◆ **TASK OBJECTIVE**
Print all entries word for word.
------ SOURCE MATERIAL
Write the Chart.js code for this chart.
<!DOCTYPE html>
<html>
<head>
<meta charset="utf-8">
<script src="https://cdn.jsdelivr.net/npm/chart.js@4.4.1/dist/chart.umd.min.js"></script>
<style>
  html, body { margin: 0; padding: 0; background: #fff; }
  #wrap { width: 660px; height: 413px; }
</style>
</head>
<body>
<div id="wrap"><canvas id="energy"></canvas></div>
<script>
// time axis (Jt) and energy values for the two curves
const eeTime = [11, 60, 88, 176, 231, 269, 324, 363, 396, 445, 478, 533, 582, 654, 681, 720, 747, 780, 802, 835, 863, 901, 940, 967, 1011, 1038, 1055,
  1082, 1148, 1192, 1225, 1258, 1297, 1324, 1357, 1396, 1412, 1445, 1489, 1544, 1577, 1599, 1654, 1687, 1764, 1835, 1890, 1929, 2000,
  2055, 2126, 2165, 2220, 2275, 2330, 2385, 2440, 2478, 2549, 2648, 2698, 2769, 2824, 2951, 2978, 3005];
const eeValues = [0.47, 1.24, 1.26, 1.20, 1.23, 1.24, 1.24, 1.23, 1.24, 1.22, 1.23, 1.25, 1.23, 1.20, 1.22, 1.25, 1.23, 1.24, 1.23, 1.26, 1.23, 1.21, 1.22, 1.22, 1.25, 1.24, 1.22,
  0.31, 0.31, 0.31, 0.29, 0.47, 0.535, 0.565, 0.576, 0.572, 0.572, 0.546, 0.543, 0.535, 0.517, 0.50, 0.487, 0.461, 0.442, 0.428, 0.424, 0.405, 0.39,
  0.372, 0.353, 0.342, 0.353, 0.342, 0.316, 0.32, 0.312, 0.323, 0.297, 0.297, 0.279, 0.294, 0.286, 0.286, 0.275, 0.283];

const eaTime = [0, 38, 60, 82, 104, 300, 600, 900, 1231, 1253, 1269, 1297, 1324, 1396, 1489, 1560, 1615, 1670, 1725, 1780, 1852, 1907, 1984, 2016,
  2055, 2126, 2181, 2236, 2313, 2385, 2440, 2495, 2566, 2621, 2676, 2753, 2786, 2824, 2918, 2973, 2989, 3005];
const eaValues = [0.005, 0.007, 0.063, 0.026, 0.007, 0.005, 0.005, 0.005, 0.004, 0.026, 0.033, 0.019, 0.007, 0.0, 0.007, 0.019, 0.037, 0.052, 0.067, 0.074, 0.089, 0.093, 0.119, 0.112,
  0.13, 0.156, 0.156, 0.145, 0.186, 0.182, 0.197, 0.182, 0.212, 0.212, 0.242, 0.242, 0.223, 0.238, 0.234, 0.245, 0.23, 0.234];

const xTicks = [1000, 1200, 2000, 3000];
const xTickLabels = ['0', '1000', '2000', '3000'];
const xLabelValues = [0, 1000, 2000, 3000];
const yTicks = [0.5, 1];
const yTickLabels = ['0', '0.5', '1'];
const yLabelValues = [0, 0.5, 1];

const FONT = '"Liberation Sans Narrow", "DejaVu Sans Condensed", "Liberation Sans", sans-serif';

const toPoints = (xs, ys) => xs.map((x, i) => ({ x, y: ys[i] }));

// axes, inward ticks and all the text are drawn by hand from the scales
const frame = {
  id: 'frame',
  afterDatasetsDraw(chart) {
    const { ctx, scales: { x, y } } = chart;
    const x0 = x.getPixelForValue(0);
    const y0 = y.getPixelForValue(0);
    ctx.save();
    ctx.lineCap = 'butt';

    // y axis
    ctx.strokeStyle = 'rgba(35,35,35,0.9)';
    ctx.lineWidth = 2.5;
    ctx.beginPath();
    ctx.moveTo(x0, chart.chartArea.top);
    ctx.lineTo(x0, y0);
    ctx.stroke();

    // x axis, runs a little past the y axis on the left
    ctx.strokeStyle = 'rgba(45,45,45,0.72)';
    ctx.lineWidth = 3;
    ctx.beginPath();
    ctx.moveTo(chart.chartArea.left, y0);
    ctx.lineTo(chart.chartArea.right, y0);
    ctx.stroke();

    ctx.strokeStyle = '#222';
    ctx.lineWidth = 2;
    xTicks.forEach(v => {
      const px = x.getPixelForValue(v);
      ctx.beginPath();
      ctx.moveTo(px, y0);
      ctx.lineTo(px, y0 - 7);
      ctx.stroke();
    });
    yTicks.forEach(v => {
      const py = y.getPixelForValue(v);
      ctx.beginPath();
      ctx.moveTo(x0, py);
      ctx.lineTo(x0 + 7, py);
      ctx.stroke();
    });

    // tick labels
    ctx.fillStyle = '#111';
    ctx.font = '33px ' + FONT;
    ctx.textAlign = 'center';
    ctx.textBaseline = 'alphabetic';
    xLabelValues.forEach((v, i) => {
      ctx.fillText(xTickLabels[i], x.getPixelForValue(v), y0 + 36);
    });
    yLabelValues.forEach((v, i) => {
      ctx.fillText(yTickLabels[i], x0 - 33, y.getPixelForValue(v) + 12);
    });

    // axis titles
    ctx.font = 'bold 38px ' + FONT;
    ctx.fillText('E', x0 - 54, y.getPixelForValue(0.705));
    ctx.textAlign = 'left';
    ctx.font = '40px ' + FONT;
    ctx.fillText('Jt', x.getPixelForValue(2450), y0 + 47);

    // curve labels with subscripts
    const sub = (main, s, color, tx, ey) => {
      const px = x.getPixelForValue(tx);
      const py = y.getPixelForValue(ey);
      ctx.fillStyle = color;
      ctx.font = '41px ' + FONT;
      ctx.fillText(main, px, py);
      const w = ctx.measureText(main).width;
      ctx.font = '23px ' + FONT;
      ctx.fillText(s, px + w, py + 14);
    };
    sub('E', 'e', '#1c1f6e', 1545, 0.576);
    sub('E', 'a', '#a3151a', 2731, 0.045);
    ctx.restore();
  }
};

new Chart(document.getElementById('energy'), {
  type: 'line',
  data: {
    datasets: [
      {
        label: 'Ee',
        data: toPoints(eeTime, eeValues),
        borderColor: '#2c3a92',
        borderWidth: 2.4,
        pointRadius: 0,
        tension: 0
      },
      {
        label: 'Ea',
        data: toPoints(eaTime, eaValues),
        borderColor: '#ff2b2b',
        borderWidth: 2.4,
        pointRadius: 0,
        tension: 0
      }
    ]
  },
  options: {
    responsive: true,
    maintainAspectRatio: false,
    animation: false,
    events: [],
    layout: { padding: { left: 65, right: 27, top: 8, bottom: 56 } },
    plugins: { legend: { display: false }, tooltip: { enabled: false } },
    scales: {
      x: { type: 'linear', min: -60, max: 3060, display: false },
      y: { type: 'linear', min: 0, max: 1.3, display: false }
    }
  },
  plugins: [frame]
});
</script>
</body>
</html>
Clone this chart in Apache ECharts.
------------
◆ **WRITTEN ANSWER**
Write the Chart.js code for this chart.
<!DOCTYPE html>
<html>
<head>
<meta charset="utf-8">
<script src="https://cdn.jsdelivr.net/npm/chart.js@4.4.1/dist/chart.umd.min.js"></script>
<style>
  html, body { margin: 0; padding: 0; background: #fff; }
  #wrap { width: 660px; height: 413px; }
</style>
</head>
<body>
<div id="wrap"><canvas id="energy"></canvas></div>
<script>
// time axis (Jt) and energy values for the two curves
const eeTime = [11, 60, 88, 176, 231, 269, 324, 363, 396, 445, 478, 533, 582, 654, 681, 720, 747, 780, 802, 835, 863, 901, 940, 967, 1011, 1038, 1055,
  1082, 1148, 1192, 1225, 1258, 1297, 1324, 1357, 1396, 1412, 1445, 1489, 1544, 1577, 1599, 1654, 1687, 1764, 1835, 1890, 1929, 2000,
  2055, 2126, 2165, 2220, 2275, 2330, 2385, 2440, 2478, 2549, 2648, 2698, 2769, 2824, 2951, 2978, 3005];
const eeValues = [0.47, 1.24, 1.26, 1.20, 1.23, 1.24, 1.24, 1.23, 1.24, 1.22, 1.23, 1.25, 1.23, 1.20, 1.22, 1.25, 1.23, 1.24, 1.23, 1.26, 1.23, 1.21, 1.22, 1.22, 1.25, 1.24, 1.22,
  0.31, 0.31, 0.31, 0.29, 0.47, 0.535, 0.565, 0.576, 0.572, 0.572, 0.546, 0.543, 0.535, 0.517, 0.50, 0.487, 0.461, 0.442, 0.428, 0.424, 0.405, 0.39,
  0.372, 0.353, 0.342, 0.353, 0.342, 0.316, 0.32, 0.312, 0.323, 0.297, 0.297, 0.279, 0.294, 0.286, 0.286, 0.275, 0.283];

const eaTime = [0, 38, 60, 82, 104, 300, 600, 900, 1231, 1253, 1269, 1297, 1324, 1396, 1489, 1560, 1615, 1670, 1725, 1780, 1852, 1907, 1984, 2016,
  2055, 2126, 2181, 2236, 2313, 2385, 2440, 2495, 2566, 2621, 2676, 2753, 2786, 2824, 2918, 2973, 2989, 3005];
const eaValues = [0.005, 0.007, 0.063, 0.026, 0.007, 0.005, 0.005, 0.005, 0.004, 0.026, 0.033, 0.019, 0.007, 0.0, 0.007, 0.019, 0.037, 0.052, 0.067, 0.074, 0.089, 0.093, 0.119, 0.112,
  0.13, 0.156, 0.156, 0.145, 0.186, 0.182, 0.197, 0.182, 0.212, 0.212, 0.242, 0.242, 0.223, 0.238, 0.234, 0.245, 0.23, 0.234];

const xTicks = [1000, 1200, 2000, 3000];
const xTickLabels = ['0', '1000', '2000', '3000'];
const xLabelValues = [0, 1000, 2000, 3000];
const yTicks = [0.5, 1];
const yTickLabels = ['0', '0.5', '1'];
const yLabelValues = [0, 0.5, 1];

const FONT = '"Liberation Sans Narrow", "DejaVu Sans Condensed", "Liberation Sans", sans-serif';

const toPoints = (xs, ys) => xs.map((x, i) => ({ x, y: ys[i] }));

// axes, inward ticks and all the text are drawn by hand from the scales
const frame = {
  id: 'frame',
  afterDatasetsDraw(chart) {
    const { ctx, scales: { x, y } } = chart;
    const x0 = x.getPixelForValue(0);
    const y0 = y.getPixelForValue(0);
    ctx.save();
    ctx.lineCap = 'butt';

    // y axis
    ctx.strokeStyle = 'rgba(35,35,35,0.9)';
    ctx.lineWidth = 2.5;
    ctx.beginPath();
    ctx.moveTo(x0, chart.chartArea.top);
    ctx.lineTo(x0, y0);
    ctx.stroke();

    // x axis, runs a little past the y axis on the left
    ctx.strokeStyle = 'rgba(45,45,45,0.72)';
    ctx.lineWidth = 3;
    ctx.beginPath();
    ctx.moveTo(chart.chartArea.left, y0);
    ctx.lineTo(chart.chartArea.right, y0);
    ctx.stroke();

    ctx.strokeStyle = '#222';
    ctx.lineWidth = 2;
    xTicks.forEach(v => {
      const px = x.getPixelForValue(v);
      ctx.beginPath();
      ctx.moveTo(px, y0);
      ctx.lineTo(px, y0 - 7);
      ctx.stroke();
    });
    yTicks.forEach(v => {
      const py = y.getPixelForValue(v);
      ctx.beginPath();
      ctx.moveTo(x0, py);
      ctx.lineTo(x0 + 7, py);
      ctx.stroke();
    });

    // tick labels
    ctx.fillStyle = '#111';
    ctx.font = '33px ' + FONT;
    ctx.textAlign = 'center';
    ctx.textBaseline = 'alphabetic';
    xLabelValues.forEach((v, i) => {
      ctx.fillText(xTickLabels[i], x.getPixelForValue(v), y0 + 36);
    });
    yLabelValues.forEach((v, i) => {
      ctx.fillText(yTickLabels[i], x0 - 33, y.getPixelForValue(v) + 12);
    });

    // axis titles
    ctx.font = 'bold 38px ' + FONT;
    ctx.fillText('E', x0 - 54, y.getPixelForValue(0.705));
    ctx.textAlign = 'left';
    ctx.font = '40px ' + FONT;
    ctx.fillText('Jt', x.getPixelForValue(2450), y0 + 47);

    // curve labels with subscripts
    const sub = (main, s, color, tx, ey) => {
      const px = x.getPixelForValue(tx);
      const py = y.getPixelForValue(ey);
      ctx.fillStyle = color;
      ctx.font = '41px ' + FONT;
      ctx.fillText(main, px, py);
      const w = ctx.measureText(main).width;
      ctx.font = '23px ' + FONT;
      ctx.fillText(s, px + w, py + 14);
    };
    sub('E', 'e', '#1c1f6e', 1545, 0.576);
    sub('E', 'a', '#a3151a', 2731, 0.045);
    ctx.restore();
  }
};

new Chart(document.getElementById('energy'), {
  type: 'line',
  data: {
    datasets: [
      {
        label: 'Ee',
        data: toPoints(eeTime, eeValues),
        borderColor: '#2c3a92',
        borderWidth: 2.4,
        pointRadius: 0,
        tension: 0
      },
      {
        label: 'Ea',
        data: toPoints(eaTime, eaValues),
        borderColor: '#ff2b2b',
        borderWidth: 2.4,
        pointRadius: 0,
        tension: 0
      }
    ]
  },
  options: {
    responsive: true,
    maintainAspectRatio: false,
    animation: false,
    events: [],
    layout: { padding: { left: 65, right: 27, top: 8, bottom: 56 } },
    plugins: { legend: { display: false }, tooltip: { enabled: false } },
    scales: {
      x: { type: 'linear', min: -60, max: 3060, display: false },
      y: { type: 'linear', min: 0, max: 1.3, display: false }
    }
  },
  plugins: [frame]
});
</script>
</body>
</html>
Clone this chart in Apache ECharts.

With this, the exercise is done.